Capitale d’une histoire plurielle
Brazzaville, fondée en 1880 par Pierre Savorgnan de Brazza, porte encore dans ses artères la superposition des temporalités. D’une rive à l’autre du majestueux fleuve Congo, la mémoire précoloniale des confédérations Kongo et Téké s’entrelace aux traces plus récentes de l’Afrique-Équatoriale française. Cette densité historique nourrit un sentiment d’appartenance nationale où l’on revendique à la fois la continuité des traditions bantoues et l’ouverture francophone. Depuis la proclamation de la République, le 28 novembre 1958, puis l’indépendance totale le 15 août 1960, le pays a traversé des expérimentations politiques contrastées sans jamais rompre le fil de son identité collective.

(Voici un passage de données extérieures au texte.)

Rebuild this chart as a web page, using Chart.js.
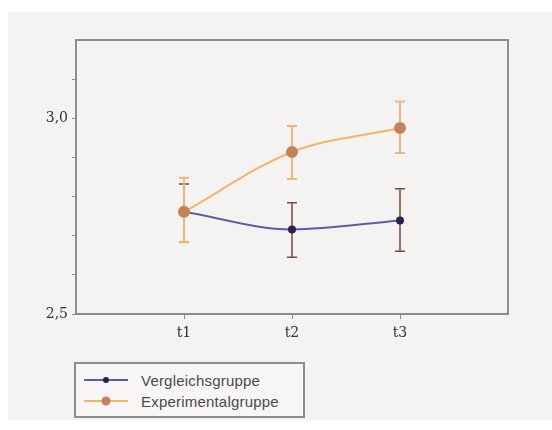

Une architecture institutionnelle semi-présidentielle singulière
Le modèle constitutionnel congolais, révisé en 2015, confirme la logique semi-présidentielle et unitaire du système. Le chef de l’État, Denis Sassou Nguesso, assure la magistrature suprême avec l’appui d’un Premier ministre chargé de la coordination gouvernementale. L’équilibre entre présidence et Parlement demeure calibré pour garantir la stabilité, objectif réaffirmé par les partenaires régionaux au sein de la CEEAC. Les consultations électorales de 2021, saluées par l’Union africaine pour leur caractère pacifique, ont consolidé la légitimité des institutions tout en rappelant la nécessité d’un dialogue permanent avec la société civile.
Hydrocarbures : moteur économique et équation budgétaire
Sixième producteur d’or noir subsaharien, le Congo tire près de 80 % de ses recettes d’exportation du secteur pétrolier (Banque mondiale, 2023). Les gisements offshore de Moho-Nord et Djéno, opérés avec des partenaires internationaux, ont permis de contenir le ralentissement induit par la chute des cours en 2015. Brazzaville a, depuis, réajusté ses prévisions budgétaires, adopté un nouveau code des hydrocarbures et poursuivi la renégociation de la dette publique dans le cadre d’un accord facilité par le FMI. La diversification reste cependant la priorité stratégique, comme en témoigne la relance de la zone économique spéciale de Pointe-Noire, où les industries agroalimentaire et logistique gagnent en visibilité.
Forêt du Bassin du Congo : un capital carbone sous surveillance
Deuxième massif tropical au monde, la forêt congolaise couvre plus de 22 millions d’hectares et séquestre annuellement quelque 120 millions de tonnes de CO₂, un atout que le gouvernement inscrit au cœur de sa diplomatie climatique (Initiative pour les forêts d’Afrique centrale, 2022). L’adoption du Plan national d’affectation des terres marque un tournant : il concilie exploitation durable du bois, agriculture vivrière et protection de la biodiversité, notamment le gorille de plaine occidentale. Brazzaville mise sur les marchés carbone et sur le Fonds vert pour le climat afin de transformer ce capital naturel en leviers de développement, tout en confortant sa réputation de « poumon de l’Afrique » auprès des partenaires européens et asiatiques.
Cohésion sociale et dynamiques urbaines
Le relief sociologique se caractérise par une macrocéphalie assumée : plus de 65 % des habitants se concentrent entre Brazzaville et Pointe-Noire. Cette urbanisation accélérée stimule les services, l’innovation numérique et la création culturelle, mais elle pose aussi la question des infrastructures et de l’inclusion des quartiers périphériques. La réforme récente de la décentralisation renforce les marges de manœuvre des collectivités, ouvrant ainsi la voie à des politiques locales d’eau potable, d’assainissement et de transport collectif. Les bailleurs, tels que l’Agence française de développement, appuient ces programmes dans une logique d’impact social.
Regards extérieurs et marges d’avenir
Sur l’échiquier régional, le Congo se présente comme un médiateur constant, offrant régulièrement ses bons offices aux voisins centrafricains et tchadiens. L’adhésion au Commonwealth en 2022, complémentaire de la francophonie historique, illustre une diplomatie de diversification fondée sur le soft power culturel et l’atout énergétique. À l’horizon 2030, l’ambition est claire : conjuguer la maîtrise des hydrocarbures, l’essor d’une agriculture de transformation et la valorisation de la forêt pour atteindre une croissance inclusive et résiliente. Le pari repose sur une gouvernance économique consolidée, condition sine qua non pour attirer l’investissement privé et consolider la stature d’un État pivot au sein du Bassin du Congo.